>>>

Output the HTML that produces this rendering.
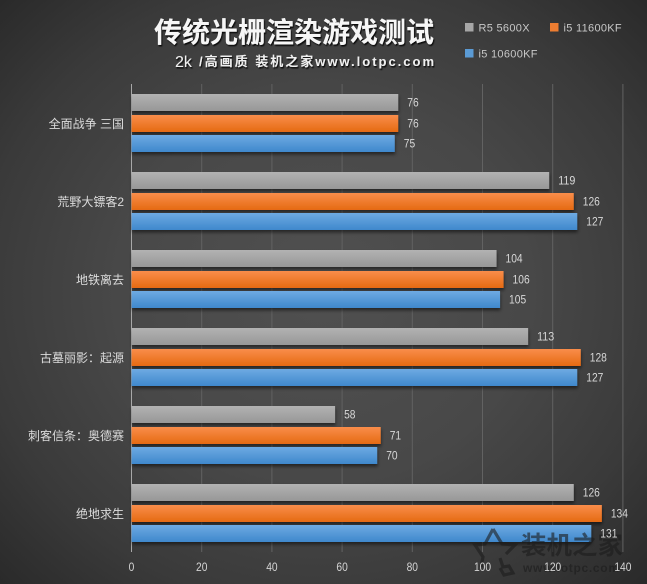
<!DOCTYPE html>
<html lang="zh">
<head>
<meta charset="utf-8">
<title>传统光栅渲染游戏测试</title>
<style>
html,body{margin:0;padding:0;background:#3a3a3a;}
#chart{position:relative;width:647px;height:584px;overflow:hidden;font-family:"Liberation Sans","Noto Sans CJK SC",sans-serif;
background:radial-gradient(ellipse 460px 420px at 323px 292px,#505050 0%,#484848 45%,#3a3a3a 75%,#292929 100%);}
svg{position:absolute;left:0;top:0;display:block;}
</style>
</head>
<body>
<div id="chart">
<svg id="svg" width="647" height="584" viewBox="0 0 647 584" xmlns="http://www.w3.org/2000/svg">
<defs>
<linearGradient id="g-grey" x1="0" y1="0" x2="0" y2="1"><stop offset="0" stop-color="#b2b2b2"/><stop offset="1" stop-color="#979797"/></linearGradient>
<linearGradient id="g-orange" x1="0" y1="0" x2="0" y2="1"><stop offset="0" stop-color="#f98d4b"/><stop offset="1" stop-color="#e56a12"/></linearGradient>
<linearGradient id="g-blue" x1="0" y1="0" x2="0" y2="1"><stop offset="0" stop-color="#6eaae2"/><stop offset="1" stop-color="#3f88cc"/></linearGradient>
<filter id="bar-shadow" x="-5%" y="-30%" width="110%" height="170%"><feDropShadow dx="0.5" dy="2.5" stdDeviation="1.6" flood-color="#000" flood-opacity="0.5"/></filter>
<filter id="title-shadow" x="-5%" y="-20%" width="110%" height="150%"><feDropShadow dx="1" dy="1.5" stdDeviation="0.6" flood-color="#000" flood-opacity="0.85"/></filter>
</defs>
<g id="grid"></g>
<g id="bars"></g>
<g opacity="0.6">
<path d="M493 529 L502 544 L515 545 L506 554 M493 529 L485 544 L475 545 L483 557 L481 567 M500 558 L503 567 L509 566 L513 573 L504 575 L500 568" fill="none" stroke="#1c1c1c" stroke-width="3.2"/>
<text x="521" y="554" font-size="25" font-weight="700" fill="#1c1c1c" textLength="102" lengthAdjust="spacingAndGlyphs">装机之家</text>
<text x="523" y="572" font-size="12" font-weight="700" fill="#1c1c1c" textLength="96">www.lotpc.com</text>
</g>
<g id="labels"></g>
<g id="ticks"></g>
<g filter="url(#title-shadow)">
<text x="154" y="42" font-size="28" font-weight="700" fill="#f6f6f6" textLength="280" lengthAdjust="spacingAndGlyphs">传统光栅渲染游戏测试</text>
<text x="175" y="67" font-size="16" fill="#f0f0f0">2k</text>
<text x="199" y="66" font-size="13" font-weight="700" fill="#f0f0f0" textLength="235" lengthAdjust="spacing">/高画质 装机之家www.lotpc.com</text>
</g>
<g id="legend"></g>
</svg>
</div>
<script>
var categories = ["全面战争 三国", "荒野大镖客2", "地铁离去", "古墓丽影：起源", "刺客信条：奥德赛", "绝地求生"];
var seriesNames = ["R5 5600X", "i5 11600KF", "i5 10600KF"];
var r5Values = [76, 119, 104, 113, 58, 126];
var i5_11600Values = [76, 126, 106, 128, 71, 134];
var i5_10600Values = [75, 127, 105, 127, 70, 131];
var tickValues = [0, 20, 40, 60, 80, 100, 120, 140];

var NS = "http://www.w3.org/2000/svg";
var allSeries = [r5Values, i5_11600Values, i5_10600Values];
var fills = ["url(#g-grey)", "url(#g-orange)", "url(#g-blue)"];
var swatches = ["#a6a6a6", "#ed7d31", "#5b9bd5"];
var barOffsets = [10, 31, 51];
var plotLeft = 131.5, plotTop = 84, plotBottom = 552, groupH = 78, unit = 3.51, barH = 17, digitW = 5.7;
function xScale(v) { return plotLeft + v * unit; }
function groupY(i) { return plotTop + i * groupH; }
function mk(tag, attrs, parent, txt) {
  var el = document.createElementNS(NS, tag);
  for (var k in attrs) el.setAttribute(k, attrs[k]);
  if (txt !== undefined) el.textContent = txt;
  parent.appendChild(el);
  return el;
}
var gridG = document.getElementById("grid");
var barsG = document.getElementById("bars");
var labelsG = document.getElementById("labels");
var ticksG = document.getElementById("ticks");
var legendG = document.getElementById("legend");

tickValues.forEach(function (t) {
  var x = xScale(t);
  var line = mk("line", { x1: x, x2: x, y1: plotTop, y2: plotBottom, stroke: t === 0 ? "#a8a8a8" : "#626262", "stroke-width": 1 }, gridG);
  
  
  var label = mk("text", { x: x, y: 571, "text-anchor": "middle", "font-size": 12, fill: "#d4d4d4", textLength: String(t).length * digitW, lengthAdjust: "spacingAndGlyphs" }, ticksG, t);
  
  
});

categories.forEach(function (c, i) {
  var cat = mk("text", { x: 124, y: groupY(i) + 44, "text-anchor": "end", "font-size": 12, fill: "#dcdcdc" }, labelsG, c);
  
  
  allSeries.forEach(function (vals, s) {
    var y = groupY(i) + barOffsets[s];
    var bar = mk("rect", { x: plotLeft, y: y, width: xScale(vals[i]) - plotLeft, height: barH, fill: fills[s], filter: "url(#bar-shadow)" }, barsG);
    
    
    var val = mk("text", { x: xScale(vals[i]) + 9, y: y + 12.5, "font-size": 12, fill: "#d8d8d8", textLength: String(vals[i]).length * digitW, lengthAdjust: "spacingAndGlyphs" }, labelsG, vals[i]);
    
    
  });
});

var legendX = [465, 550, 465];
var legendY = [23, 23, 49];
seriesNames.forEach(function (n, s) {
  var sw = mk("rect", { x: legendX[s], y: legendY[s], width: 8.5, height: 8.5, fill: swatches[s] }, legendG);
  
  
  var tx = mk("text", { x: legendX[s] + 13.5, y: legendY[s] + 8.5, "font-size": 11, fill: "#c8c8c8", "letter-spacing": 0.3 }, legendG, n);
  
  
});
</script>
</body>
</html>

<<<

■ Task requirements
Reproduce the whole listing word for word, setting aside any pictures.

■ Solution for this exercise
Output the HTML that produces this rendering.
<!DOCTYPE html>
<html lang="zh">
<head>
<meta charset="utf-8">
<title>传统光栅渲染游戏测试</title>
<style>
html,body{margin:0;padding:0;background:#3a3a3a;}
#chart{position:relative;width:647px;height:584px;overflow:hidden;font-family:"Liberation Sans","Noto Sans CJK SC",sans-serif;
background:radial-gradient(ellipse 460px 420px at 323px 292px,#505050 0%,#484848 45%,#3a3a3a 75%,#292929 100%);}
svg{position:absolute;left:0;top:0;display:block;}
</style>
</head>
<body>
<div id="chart">
<svg id="svg" width="647" height="584" viewBox="0 0 647 584" xmlns="http://www.w3.org/2000/svg">
<defs>
<linearGradient id="g-grey" x1="0" y1="0" x2="0" y2="1"><stop offset="0" stop-color="#b2b2b2"/><stop offset="1" stop-color="#979797"/></linearGradient>
<linearGradient id="g-orange" x1="0" y1="0" x2="0" y2="1"><stop offset="0" stop-color="#f98d4b"/><stop offset="1" stop-color="#e56a12"/></linearGradient>
<linearGradient id="g-blue" x1="0" y1="0" x2="0" y2="1"><stop offset="0" stop-color="#6eaae2"/><stop offset="1" stop-color="#3f88cc"/></linearGradient>
<filter id="bar-shadow" x="-5%" y="-30%" width="110%" height="170%"><feDropShadow dx="0.5" dy="2.5" stdDeviation="1.6" flood-color="#000" flood-opacity="0.5"/></filter>
<filter id="title-shadow" x="-5%" y="-20%" width="110%" height="150%"><feDropShadow dx="1" dy="1.5" stdDeviation="0.6" flood-color="#000" flood-opacity="0.85"/></filter>
</defs>
<g id="grid"></g>
<g id="bars"></g>
<g opacity="0.6">
<path d="M493 529 L502 544 L515 545 L506 554 M493 529 L485 544 L475 545 L483 557 L481 567 M500 558 L503 567 L509 566 L513 573 L504 575 L500 568" fill="none" stroke="#1c1c1c" stroke-width="3.2"/>
<text x="521" y="554" font-size="25" font-weight="700" fill="#1c1c1c" textLength="102" lengthAdjust="spacingAndGlyphs">装机之家</text>
<text x="523" y="572" font-size="12" font-weight="700" fill="#1c1c1c" textLength="96">www.lotpc.com</text>
</g>
<g id="labels"></g>
<g id="ticks"></g>
<g filter="url(#title-shadow)">
<text x="154" y="42" font-size="28" font-weight="700" fill="#f6f6f6" textLength="280" lengthAdjust="spacingAndGlyphs">传统光栅渲染游戏测试</text>
<text x="175" y="67" font-size="16" fill="#f0f0f0">2k</text>
<text x="199" y="66" font-size="13" font-weight="700" fill="#f0f0f0" textLength="235" lengthAdjust="spacing">/高画质 装机之家www.lotpc.com</text>
</g>
<g id="legend"></g>
</svg>
</div>
<script>
var categories = ["全面战争 三国", "荒野大镖客2", "地铁离去", "古墓丽影：起源", "刺客信条：奥德赛", "绝地求生"];
var seriesNames = ["R5 5600X", "i5 11600KF", "i5 10600KF"];
var r5Values = [76, 119, 104, 113, 58, 126];
var i5_11600Values = [76, 126, 106, 128, 71, 134];
var i5_10600Values = [75, 127, 105, 127, 70, 131];
var tickValues = [0, 20, 40, 60, 80, 100, 120, 140];

var NS = "http://www.w3.org/2000/svg";
var allSeries = [r5Values, i5_11600Values, i5_10600Values];
var fills = ["url(#g-grey)", "url(#g-orange)", "url(#g-blue)"];
var swatches = ["#a6a6a6", "#ed7d31", "#5b9bd5"];
var barOffsets = [10, 31, 51];
var plotLeft = 131.5, plotTop = 84, plotBottom = 552, groupH = 78, unit = 3.51, barH = 17, digitW = 5.7;
function xScale(v) { return plotLeft + v * unit; }
function groupY(i) { return plotTop + i * groupH; }
function mk(tag, attrs, parent, txt) {
  var el = document.createElementNS(NS, tag);
  for (var k in attrs) el.setAttribute(k, attrs[k]);
  if (txt !== undefined) el.textContent = txt;
  parent.appendChild(el);
  return el;
}
var gridG = document.getElementById("grid");
var barsG = document.getElementById("bars");
var labelsG = document.getElementById("labels");
var ticksG = document.getElementById("ticks");
var legendG = document.getElementById("legend");

tickValues.forEach(function (t) {
  var x = xScale(t);
  var line = mk("line", { x1: x, x2: x, y1: plotTop, y2: plotBottom, stroke: t === 0 ? "#a8a8a8" : "#626262", "stroke-width": 1 }, gridG);
  
  
  var label = mk("text", { x: x, y: 571, "text-anchor": "middle", "font-size": 12, fill: "#d4d4d4", textLength: String(t).length * digitW, lengthAdjust: "spacingAndGlyphs" }, ticksG, t);
  
  
});

categories.forEach(function (c, i) {
  var cat = mk("text", { x: 124, y: groupY(i) + 44, "text-anchor": "end", "font-size": 12, fill: "#dcdcdc" }, labelsG, c);
  
  
  allSeries.forEach(function (vals, s) {
    var y = groupY(i) + barOffsets[s];
    var bar = mk("rect", { x: plotLeft, y: y, width: xScale(vals[i]) - plotLeft, height: barH, fill: fills[s], filter: "url(#bar-shadow)" }, barsG);
    
    
    var val = mk("text", { x: xScale(vals[i]) + 9, y: y + 12.5, "font-size": 12, fill: "#d8d8d8", textLength: String(vals[i]).length * digitW, lengthAdjust: "spacingAndGlyphs" }, labelsG, vals[i]);
    
    
  });
});

var legendX = [465, 550, 465];
var legendY = [23, 23, 49];
seriesNames.forEach(function (n, s) {
  var sw = mk("rect", { x: legendX[s], y: legendY[s], width: 8.5, height: 8.5, fill: swatches[s] }, legendG);
  
  
  var tx = mk("text", { x: legendX[s] + 13.5, y: legendY[s] + 8.5, "font-size": 11, fill: "#c8c8c8", "letter-spacing": 0.3 }, legendG, n);
  
  
});
</script>
</body>
</html>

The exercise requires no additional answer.